In an e-mail urging his "closest friends" to support LaRose, Scott McComb, chief executive officer and president of Heartland Bank, accuses Democrats in Ohio and other swing states of trying to win the top state elections' posts so they can commit fraud.
"The left is attempting a long-ball strategy to change the electorate," McComb wrote.
"Nationally, the Democrats are focused on winning the Secretary of State posts in swing states so that they can have a DIRECT INFLUENCE on that state's 2020 Presidential Election. This is at a minimum an attack on our voting process and bordering criminal intent to "fix" future elections."
Clyde's campaign manager blasted the allegations, which were not factually supported.
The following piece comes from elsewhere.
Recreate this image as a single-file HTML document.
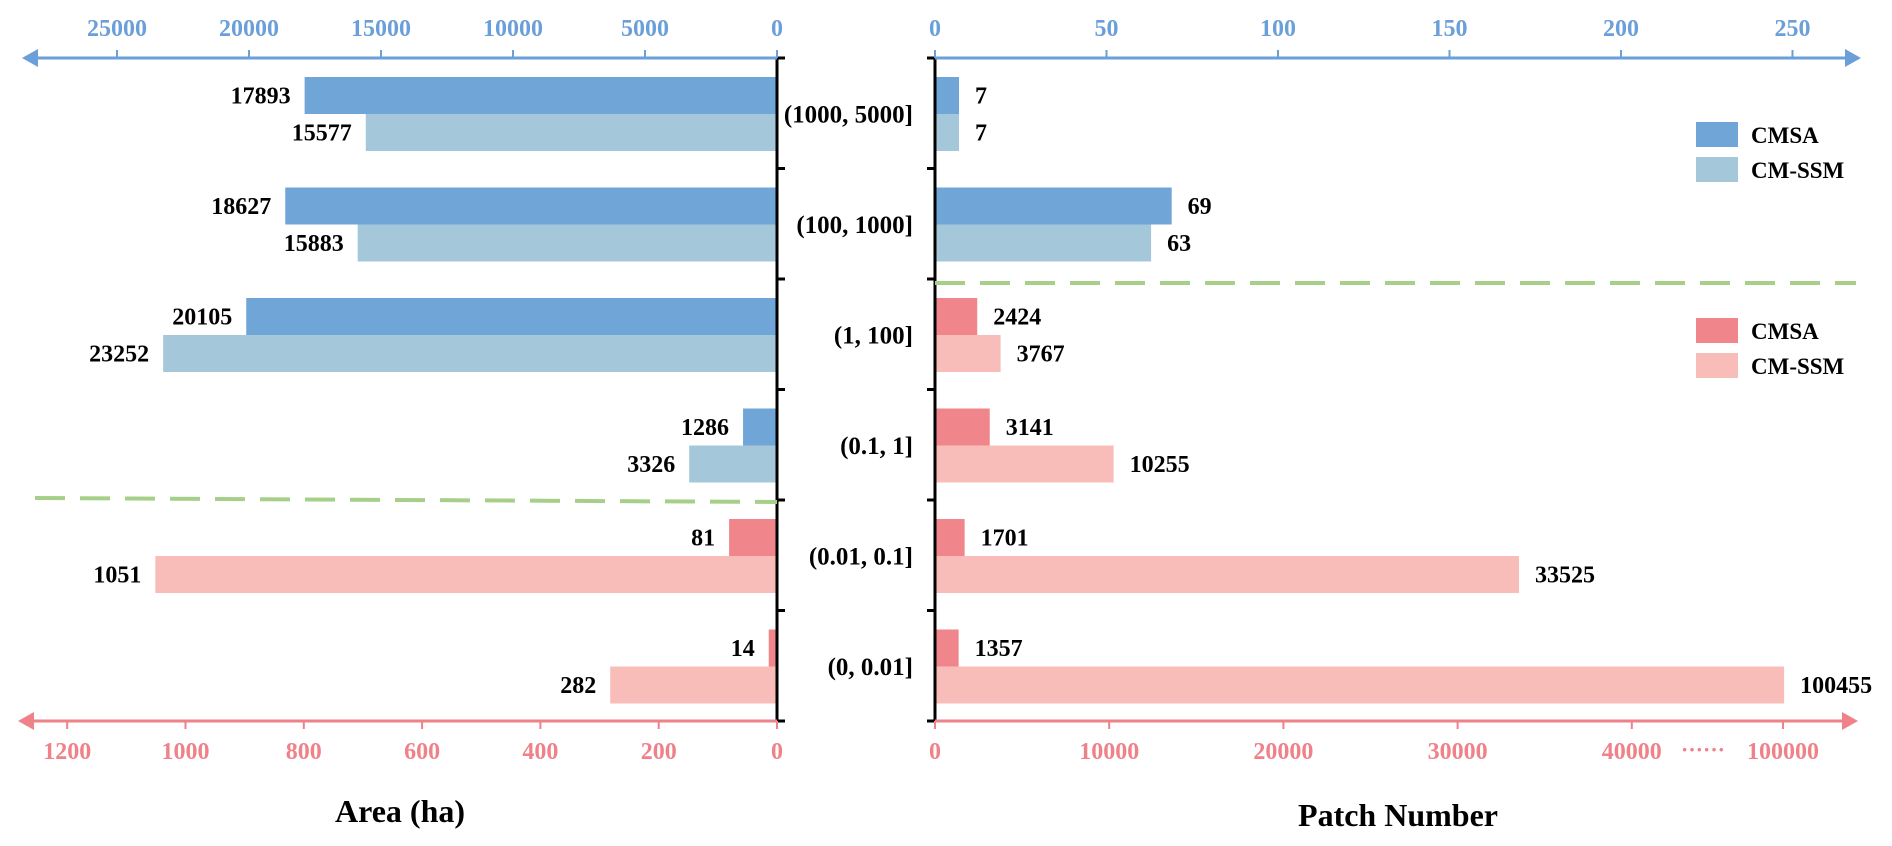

"Frank LaRose's wealthy donors want a secretary of state who will perpetuate the culture of corruption in Columbus and that's why they're supporting him," Lauren Durham said. "But Kathleen Clyde's running to bring secure, fair and transparent elections to Ohio."
McComb tells his friends to spread the word about LaRose or set up a meeting or attend an event to meet him. LaRose campaign officials were copied on the e-mail.
LaRose spokesman Grant Shaffer said McComb is "a friend" but said the campaign did not draft his e-mail and questions about it should be directed to him.
"I will say this, Kathleen Clyde has been open about running for secretary of state because she believes the position can impact the presidential election. Ohioans don't want an activist for their next secretary of state, and they have reason to be concerned about her view of the office," Shaffer said.
McComb, of Blacklick, did not respond to a request for comment about his e-mail.
Long considered a less important down-ticket office, races for secretaries of state have drawn more attention from both parties in recent years amid close elections and, more recently, concerns about "voter suppression" and Russian influence on the 2016 election.
Debate has focused on efforts to combat voter fraud, including voter identification requirements and purging of voter rolls.
In June, the U.S. Supreme Court in a 5-4 ruling upheld an Ohio law that gives elections officials the power to remove voters from the rolls if they have not voted in recent elections or responded to notices mailed by elections boards. Supporters, including LaRose, say the law ensures election integrity while critics like Clyde argue that the practice allows otherwise legal voters to be removed from the rolls.